Arte: Davi Pinheiro

*** ATENÇÃO: CONTÉM SINGELOS SPOILERS ***

Sou do tipo de cristão que consome conteúdo secular. Livros, filmes, músicas, etc. Pra ser sincero, acho a maior parte do conteúdo cultural evangélico bem sem graça. Na maioria dos casos, podemos dividir este conteúdo em duas categorias. De um lado é conteúdo focado para o público interno consumir. Do outro lado é conteúdo para combater e criticar o pensamento do mundo. O problema maior é que, nos dois casos, o conteúdo costuma ser superficial, com pouca profundidade artística, emocional e até mesmo espiritual.

Um dos pontos no qual percebo esta rasura é com relação à comunicação da doutrina da queda. Sem dúvida, as produções culturais seculares conseguem ir muito mais fundo neste tema. Considero isso problemático, pois comunicar o mal presente no mundo é parte imprescindível da propagação do Evangelho e, como fazemos isso com superficialidade, todo resto da comunicação parece ficar muito pueril.

Gostaria de usar um Blockbuster de terror como exemplo. Meus filhos foram iniciados nos filmes de terror com a primeira parte do IT – A coisa – baseado no livro de Stephen King. Neste mês, acompanhei eles para conferir o final da saga do palhaço Pennywise. As primeiras cenas, tanto da primeira parte, quanto desta segunda, são muito fortes. Depois disso, o filme parece uma mistura esquizofrênica de comédia, terror e aventura infantil. Um espécie de filme de terror para iniciantes, mesmo. Ideal para eles.

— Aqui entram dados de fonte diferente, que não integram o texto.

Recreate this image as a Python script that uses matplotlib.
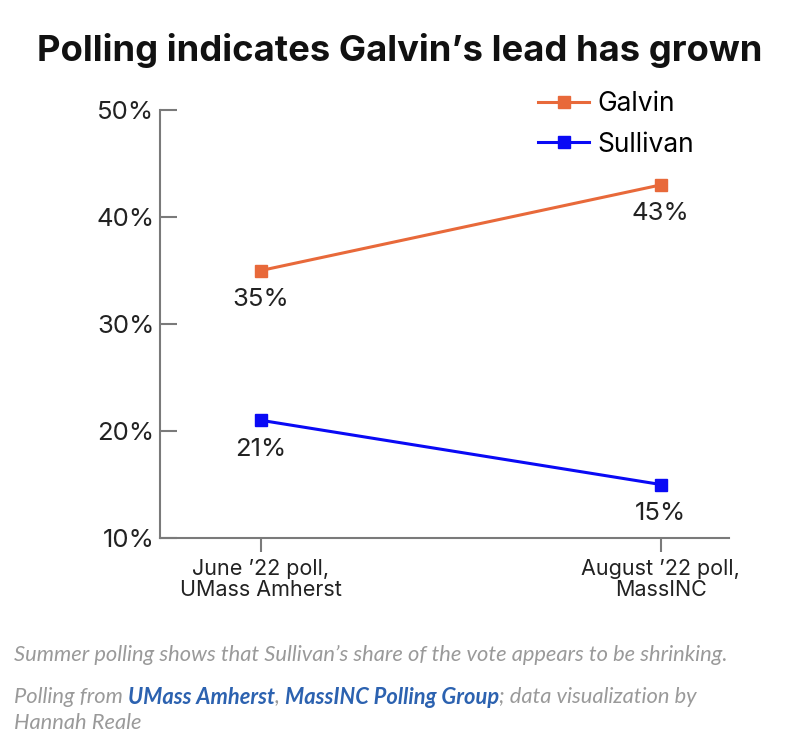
import matplotlib
matplotlib.use("Agg")
import matplotlib.pyplot as plt

polls = ["June \u201922 poll,\nUMass Amherst", "August \u201922 poll,\nMassINC"]
galvin = [35, 43]
sullivan = [21, 15]
y_ticks = [10, 20, 30, 40, 50]

ORANGE = "#E8693A"
BLUE = "#0A0AF5"
GRAY = "#7a7a7a"

plt.rcParams["font.family"] = ["Inter", "DejaVu Sans"]

fig = plt.figure(figsize=(8, 7.55), dpi=100)
ax = fig.add_axes([0.2, 0.2874, 0.711, 0.5669])

x = list(range(len(polls)))
ax.plot(x, galvin, color=ORANGE, lw=2.2, marker="s", ms=9, label="Galvin")
ax.plot(x, sullivan, color=BLUE, lw=2.2, marker="s", ms=9, label="Sullivan")

for xs, ys in [(x, galvin), (x, sullivan)]:
    for xi, yi in zip(xs, ys):
        ax.annotate(f"{yi}%", (xi, yi), xytext=(0, -29), textcoords="offset pixels",
                    ha="center", va="center", fontsize=18.5, color="#222222")

ax.set_xlim(-0.2525, 1.17)
ax.set_ylim(10, 50)
ax.set_yticks(y_ticks)
ax.set_yticklabels([f"{v}%" for v in y_ticks])
ax.set_xticks(x)
ax.set_xticklabels(polls, linespacing=1.1)

for s in ["top", "right"]:
    ax.spines[s].set_visible(False)
for s in ["left", "bottom"]:
    ax.spines[s].set_color(GRAY)
    ax.spines[s].set_linewidth(1.5)

ax.tick_params(axis="y", direction="in", length=12, width=1.5, color=GRAY,
               labelsize=18.5, labelcolor="#222222", pad=4)
ax.tick_params(axis="x", direction="out", length=10, width=1.5, color=GRAY,
               labelsize=15.5, labelcolor="#222222", pad=5)

leg = ax.legend(loc="upper left", bbox_to_anchor=(538 / 800, 1 - 91 / 755),
                bbox_transform=fig.transFigure, frameon=False, fontsize=19,
                handlelength=1.95, handletextpad=0.3, labelspacing=0.55,
                borderpad=0, borderaxespad=0)

fig.text(0.5, 1 - 50 / 755, "Polling indicates Galvin\u2019s lead has grown",
         ha="center", va="center", fontsize=26.2, fontweight="bold", color="#111111")

# caption lines, built piece by piece
cap_gray = "#9a9a9a"
cap_blue = "#2C62B0"
lines = [
    [("Summer polling shows that Sullivan\u2019s share of the vote appears to be shrinking.", False)],
    [("Polling from ", False), ("UMass Amherst", True), (", ", False),
     ("MassINC Polling Group", True), ("; data visualization by", False)],
    [("Hannah Reale", False)],
]
line_y = [655, 697, 723]
renderer = fig.canvas.get_renderer()
for pieces, yp in zip(lines, line_y):
    xp = 14
    for txt, bold in pieces:
        t = fig.text(xp / 800, 1 - yp / 755, txt, ha="left", va="center",
                     fontsize=15.75, style="italic", family=["Lato", "DejaVu Sans"],
                     fontweight="bold" if bold else "normal",
                     color=cap_blue if bold else cap_gray)
        bb = t.get_window_extent(renderer)
        xp += bb.width

fig.savefig("out.png", dpi=100)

Porém, em seu conteúdo geral, há uma mensagem que resumi em uma pequena frase. Ao acender das luzes do cinema, pensei em voz alta: “O mal não se importa.” E, quando disse isso, não pensava apenas nos anjos caídos. Pensei também no meu mal e no seu mal. Pensava no mal das corporações privadas e no mal estatal, institucionalizado. O mal é essa ausência de cuidado e de empatia. Ele não liga se é uma criança que sofre. Ele não liga pro abuso do pai contra a filha. Ele não liga pra fome presente na família ao lado. Não liga se alguém ficou com sentimento de culpa ou vexame. Não liga para os abusos de poder. Não liga para a depressão que pode levar ao suicídio, não liga para o abandono, para o descaso, para as fobias que levam à violência uns contra os outros.

No início do segundo filme, há uma violenta cena de homofobia, na qual o palhaço parece que participará de modo bondoso. Só que não, porque o mal não tem interesse nesses temas. Sobre estas dores, ele só deixa um silêncio conivente.

Mas Pennywise, ou qualquer outro tipo de mal em você ou em mim, é ainda pior do que isso. Além de não se importar, ele se aproveita destas dores e sofrimentos para seu próprio bem. Sim, o mal é um aproveitador. Faz uso das dificuldades e fraquezas alheias para manipular pessoas e circunstâncias a seu favor.

Em uma cena terrível, o palhaço se aproveita de uma pequena deficiência facial que incomoda uma menina, para atraí-la. Ele promete resolver aquele problema, mas o que ele faz é devorá-la. Porque mal só faz uso do medo, do incômodo e das relações de poder em qualquer esfera, seja pessoal ou pública, para se avolumar, se fortalecer e crescer. Sobre estas coisas, o mal apenas dá um sorriso conveniente.

Saí do cinema atordoado por refletir sobre isso. Sobre o fato de que temos sido como este palhaço em muitos temas e esferas da vida humana. Ouvimos tanto e de tantas formas sobre o sofrimento e a dor, que nos acostumamos. Ao nos acostumarmos, deixamos de nos importar.

Depois disso, só falta um pequeno passo para nos transformarmos na Coisa, narrada por Stephen King: Começarmos a usufruir destes medos, destas dores e destes sofrimentos alheios.

Que este exemplar fictício do mal, criado por Stephen King, sirva de alerta e lembrete contra a maldade presente em mim, em você e em todos nós. E que a necessária luz de Cristo brilhe sobre nossas trevas, sobre nossa indiferença e sobre nosso oportunismo diabólico.